We also made a quick video to show the process:
Where to Buy Permits in Person
You can purchase a Mexico fishing license in person as well. In San Diego, a few shops sell licenses over the counter. Fisherman’s Landing Tackle Shop on Garrison is a reliable source for Mexican fishing permits. Currently, that is the only source we know on the US side of the border.
When you drive to Mexico or reach a destination, the state tourism offices often sell permits. Tijuana, San Felipe, San Quintin and Ensenada have offices with license vendors. You are likely to find the same in Cabo San Lucas, Loreto, La Paz and places with a strong charter service presence on the Baja Peninsula. Resorts and tourism offices on the mainland might also sell licenses but we don’t have current information to confirm these.
General Mexico Fishing Laws to Know
How do you know when a Mexico fishing license is needed? Also, what are the general rules and catch limits?

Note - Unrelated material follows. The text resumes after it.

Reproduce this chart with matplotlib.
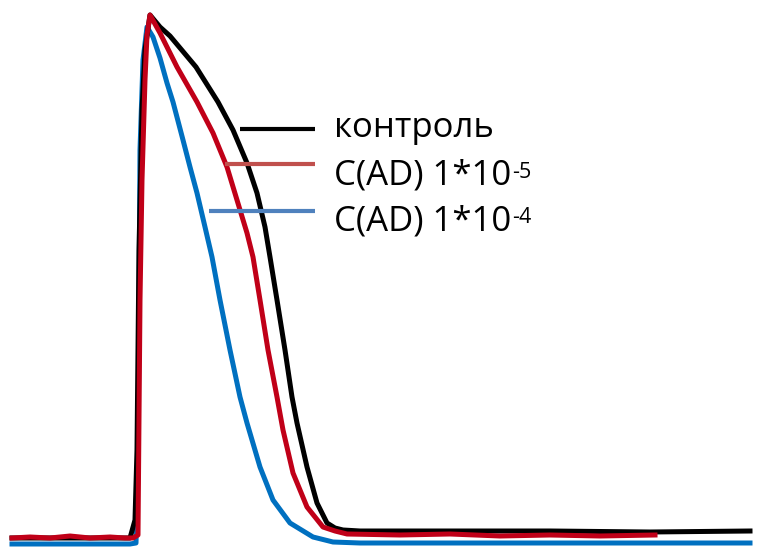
#!/usr/bin/env python3
"""
Action potential traces: control vs. C(AD) at two concentrations, no axes.
"""

import matplotlib

matplotlib.use("Agg")
import matplotlib.pyplot as plt

FONT = ["Open Sans", "DejaVu Sans"]
FONT_SIZE = 25

# traces, in picture units (x to the right, y downwards)
control_x = [12, 60, 100, 130, 135, 137, 139, 142, 145, 150, 160, 170, 196, 218, 233,
             247, 257, 265, 270, 277, 285, 292, 297, 307, 317, 327, 335, 343, 360,
             450, 550, 650, 750]
control_y = [538, 538, 538, 538, 520, 450, 250, 110, 50, 15, 27, 36, 67, 102, 130,
             163, 193, 227, 257, 300, 350, 397, 423, 467, 503, 523, 528, 530, 531,
             531, 531, 532, 531]

ad5_x = [12, 30, 50, 70, 90, 110, 125, 133, 138, 140, 142, 145, 147, 150, 160, 177, 197,
         213, 227, 237, 247, 253, 260, 268, 277, 283, 293, 307, 323, 335, 347, 400,
         450, 500, 550, 600, 655]
ad5_y = [538, 537, 538, 536, 538, 537, 538, 538, 535, 300, 180, 80, 35, 15, 33, 67, 102,
         133, 167, 200, 233, 257, 300, 350, 397, 430, 473, 507, 527, 531, 534, 535,
         534, 536, 535, 536, 535]

ad4_x = [12, 60, 100, 130, 136, 138, 140, 143, 147, 153, 160, 167, 173, 183, 190,
         197, 205, 212, 220, 230, 240, 247, 260, 273, 290, 313, 333, 360, 450, 550,
         650, 750]
ad4_y = [544, 544, 544, 544, 543, 470, 150, 60, 27, 37, 58, 83, 102, 140, 167,
         193, 227, 257, 300, 350, 397, 423, 467, 500, 523, 537, 542, 543, 543, 543,
         543, 543]

labels = ["контроль", "C(AD) 1*10", "C(AD) 1*10"]
exponents = ["", "-5", "-4"]

trace_colors = ["#000000", "#C00018", "#0070C0"]
key_colors = ["#000000", "#C0504D", "#4F81BD"]

# legend layout: key line start, shared key end, row heights
key_x0 = [240, 225, 209]
key_x1 = 315
key_y = [129, 164, 211]
text_y = [128, 176, 221]
text_x = 334


def main() -> None:
    fig = plt.figure(figsize=(7.77, 5.47), dpi=100)
    ax = fig.add_axes([0, 0, 1, 1])
    ax.set_xlim(0, 777)
    ax.set_ylim(547, 0)
    ax.axis("off")

    traces = [(control_x, control_y), (ad5_x, ad5_y), (ad4_x, ad4_y)]
    # blue underneath, then black, red on top
    for i in [2, 0, 1]:
        xs, ys = traces[i]
        ax.plot(xs, ys, color=trace_colors[i], linewidth=3.6,
                solid_joinstyle="round", zorder=2 + (i == 1))

    for i, label in enumerate(labels):
        ax.plot([key_x0[i], key_x1], [key_y[i], key_y[i]], color=key_colors[i],
                linewidth=3.0, solid_capstyle="butt", zorder=5)
        t = ax.text(text_x, text_y[i], label, family=FONT, fontsize=FONT_SIZE,
                    va="center", ha="left")
        if exponents[i]:
            ax.annotate(exponents[i], xy=(1, 1), xycoords=t, xytext=(0.5, -2),
                        textcoords="offset points", family=FONT,
                        fontsize=15.5, va="top", ha="left")

    fig.savefig("out.png", dpi=100)
    plt.close(fig)


if __name__ == "__main__":
    main()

Follow these guidelines to keep your limit while protecting the fisheries. The laws are not well published and distributed. It’s always a good idea to check with local captains and sportfishing shops for current information.

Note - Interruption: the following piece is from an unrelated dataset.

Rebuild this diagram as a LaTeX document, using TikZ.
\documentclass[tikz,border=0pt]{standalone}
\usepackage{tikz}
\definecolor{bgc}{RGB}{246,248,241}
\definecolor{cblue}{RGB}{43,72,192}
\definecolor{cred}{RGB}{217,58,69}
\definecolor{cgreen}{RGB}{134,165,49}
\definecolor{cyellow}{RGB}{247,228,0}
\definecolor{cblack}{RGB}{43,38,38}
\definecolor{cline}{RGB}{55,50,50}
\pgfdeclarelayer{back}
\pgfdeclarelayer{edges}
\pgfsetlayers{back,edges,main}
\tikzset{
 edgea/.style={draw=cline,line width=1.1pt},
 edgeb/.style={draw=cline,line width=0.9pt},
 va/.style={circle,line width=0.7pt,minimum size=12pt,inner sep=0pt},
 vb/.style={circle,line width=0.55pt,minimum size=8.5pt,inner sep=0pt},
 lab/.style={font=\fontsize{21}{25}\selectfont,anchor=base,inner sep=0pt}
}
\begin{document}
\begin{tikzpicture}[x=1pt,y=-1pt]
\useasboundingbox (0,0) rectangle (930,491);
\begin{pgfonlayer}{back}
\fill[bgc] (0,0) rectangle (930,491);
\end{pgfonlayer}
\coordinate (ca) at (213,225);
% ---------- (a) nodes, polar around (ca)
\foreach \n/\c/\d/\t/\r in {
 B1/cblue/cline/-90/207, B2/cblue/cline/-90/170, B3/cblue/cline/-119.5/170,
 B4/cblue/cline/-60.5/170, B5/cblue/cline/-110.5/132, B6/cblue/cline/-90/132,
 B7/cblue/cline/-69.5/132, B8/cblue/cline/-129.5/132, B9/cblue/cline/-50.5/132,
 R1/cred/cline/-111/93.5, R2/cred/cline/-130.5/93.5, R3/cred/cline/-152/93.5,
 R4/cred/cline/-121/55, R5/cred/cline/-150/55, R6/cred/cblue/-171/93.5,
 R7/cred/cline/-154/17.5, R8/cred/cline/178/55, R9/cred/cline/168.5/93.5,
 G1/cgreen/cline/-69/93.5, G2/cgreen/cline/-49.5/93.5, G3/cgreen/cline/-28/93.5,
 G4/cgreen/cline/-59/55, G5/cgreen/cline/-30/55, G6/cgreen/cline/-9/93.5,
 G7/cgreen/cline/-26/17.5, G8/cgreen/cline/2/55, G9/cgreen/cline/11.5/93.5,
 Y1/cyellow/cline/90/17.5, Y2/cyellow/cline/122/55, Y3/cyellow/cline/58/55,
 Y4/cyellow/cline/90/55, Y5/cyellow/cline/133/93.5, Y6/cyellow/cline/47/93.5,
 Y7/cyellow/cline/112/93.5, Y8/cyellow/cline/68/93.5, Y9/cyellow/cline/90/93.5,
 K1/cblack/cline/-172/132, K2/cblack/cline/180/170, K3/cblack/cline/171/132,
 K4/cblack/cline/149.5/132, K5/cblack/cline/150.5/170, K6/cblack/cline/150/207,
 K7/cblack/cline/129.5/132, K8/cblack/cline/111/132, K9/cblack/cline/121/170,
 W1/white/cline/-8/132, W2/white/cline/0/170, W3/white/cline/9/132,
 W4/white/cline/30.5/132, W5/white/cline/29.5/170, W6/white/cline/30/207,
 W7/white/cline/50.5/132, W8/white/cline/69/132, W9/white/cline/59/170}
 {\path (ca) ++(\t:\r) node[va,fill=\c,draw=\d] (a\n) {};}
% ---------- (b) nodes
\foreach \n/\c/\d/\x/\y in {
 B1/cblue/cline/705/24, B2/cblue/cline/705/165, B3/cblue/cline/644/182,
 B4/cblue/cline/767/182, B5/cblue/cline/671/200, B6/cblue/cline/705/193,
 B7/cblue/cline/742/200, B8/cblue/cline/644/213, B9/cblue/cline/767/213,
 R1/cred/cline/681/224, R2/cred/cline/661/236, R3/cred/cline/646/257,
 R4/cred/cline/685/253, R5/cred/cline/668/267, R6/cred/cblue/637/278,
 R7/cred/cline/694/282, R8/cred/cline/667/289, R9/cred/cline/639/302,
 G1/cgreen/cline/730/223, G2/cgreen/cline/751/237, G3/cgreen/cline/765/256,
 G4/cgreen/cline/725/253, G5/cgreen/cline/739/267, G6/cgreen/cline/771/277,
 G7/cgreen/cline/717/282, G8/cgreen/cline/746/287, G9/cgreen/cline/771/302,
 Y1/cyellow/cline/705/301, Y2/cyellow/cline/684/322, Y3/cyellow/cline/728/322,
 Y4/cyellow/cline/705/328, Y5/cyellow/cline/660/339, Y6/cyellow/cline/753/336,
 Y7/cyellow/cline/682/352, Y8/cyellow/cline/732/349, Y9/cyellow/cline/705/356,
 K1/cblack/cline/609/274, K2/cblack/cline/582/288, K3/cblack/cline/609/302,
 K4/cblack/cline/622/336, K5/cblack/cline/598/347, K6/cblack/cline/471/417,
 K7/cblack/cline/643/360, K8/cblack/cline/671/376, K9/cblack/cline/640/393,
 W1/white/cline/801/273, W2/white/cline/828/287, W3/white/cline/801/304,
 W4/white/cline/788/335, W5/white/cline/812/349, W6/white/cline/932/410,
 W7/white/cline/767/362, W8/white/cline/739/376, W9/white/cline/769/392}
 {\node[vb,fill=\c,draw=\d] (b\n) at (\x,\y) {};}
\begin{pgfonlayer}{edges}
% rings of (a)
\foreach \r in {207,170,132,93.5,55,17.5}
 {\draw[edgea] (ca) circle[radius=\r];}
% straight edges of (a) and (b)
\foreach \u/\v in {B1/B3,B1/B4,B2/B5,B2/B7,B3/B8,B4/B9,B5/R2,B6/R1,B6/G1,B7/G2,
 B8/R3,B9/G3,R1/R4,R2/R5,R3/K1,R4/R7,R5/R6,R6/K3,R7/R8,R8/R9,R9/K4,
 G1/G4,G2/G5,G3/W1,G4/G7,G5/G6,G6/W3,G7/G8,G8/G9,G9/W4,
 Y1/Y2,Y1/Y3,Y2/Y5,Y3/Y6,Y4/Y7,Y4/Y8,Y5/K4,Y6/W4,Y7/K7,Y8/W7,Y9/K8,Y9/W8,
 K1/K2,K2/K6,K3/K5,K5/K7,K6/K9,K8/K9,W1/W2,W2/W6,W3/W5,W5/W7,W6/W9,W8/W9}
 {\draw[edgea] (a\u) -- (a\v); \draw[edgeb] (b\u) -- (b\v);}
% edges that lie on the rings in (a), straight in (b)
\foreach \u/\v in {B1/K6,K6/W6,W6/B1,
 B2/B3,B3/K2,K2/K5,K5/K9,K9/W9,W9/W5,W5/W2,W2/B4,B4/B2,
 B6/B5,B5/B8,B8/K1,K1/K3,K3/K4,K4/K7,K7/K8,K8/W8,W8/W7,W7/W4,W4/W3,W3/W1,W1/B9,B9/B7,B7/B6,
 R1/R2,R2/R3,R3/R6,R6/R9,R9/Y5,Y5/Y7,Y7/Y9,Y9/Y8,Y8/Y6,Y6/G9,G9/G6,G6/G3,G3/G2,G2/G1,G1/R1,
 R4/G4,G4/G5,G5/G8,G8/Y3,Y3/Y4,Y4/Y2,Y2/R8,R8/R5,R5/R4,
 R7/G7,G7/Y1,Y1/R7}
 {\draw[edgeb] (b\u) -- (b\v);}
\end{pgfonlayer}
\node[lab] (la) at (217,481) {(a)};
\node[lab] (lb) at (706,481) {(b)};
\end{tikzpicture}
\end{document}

- No license is needed for fishing from shore. I still buy one because it’s a good practice that helps resource conservation efforts.
- A license is needed for anyone fishing from a boat or watercraft.
- The permit is for each individual. Every single person on the boat requires their own license (regardless of age).
- The daily catch limit is 10 total fish. You may not exceed 5 fish of a single species.
- The 10 fish limit is based on a point system. Most species count as a single point toward your 10 fish/point total. Dorado have a 2 fish daily limit. Grouper, tarpon and roosterfish also have a 2 fish daily limit (2.5 points each). Billfish qualify as 5 points each. If you catch and keep a single marlin or sailfish, it means you have reached 5 of your daily 10 fish/points.
- Freshwater rivers and lakes have a 5 fish daily limit.
- A fishing license only permits you to catch fish. This excludes crustaceans, swimming mammals and shellfish. For example, you cannot catch and keep lobster with a general fishing license.
- Your license also applies to spearfishing. A separate permit is not required for this activity. The daily limit for spearfishing is 5 fish total.
Is there a difference between a Baja fishing license and general Mexican permit?
It’s a little confusing because the government website doesn’t distinguish between the mainland and Baja. When you purchase the permit, it also asks about your destination. For short trips, this is simple. For annual permit buyers however, multiple destinations are likely.
Regardless of your destination, it’s the same permit. I typically fish Baja Sur as one of my locations so I choose this option at checkout. It ensures I pay the additional tourism tax required to fish this region. Other regions don’t have the additional fee and my license remains valid for the entire country.
When you are ready and know your dates, the easiest way to obtain a license is online. Physical locations can work but it’s nice to have your Mexico fishing license bought and printed ahead of your trip. I keep mine in a folder with my car insurance and other important documents and a copy in my fishing bag.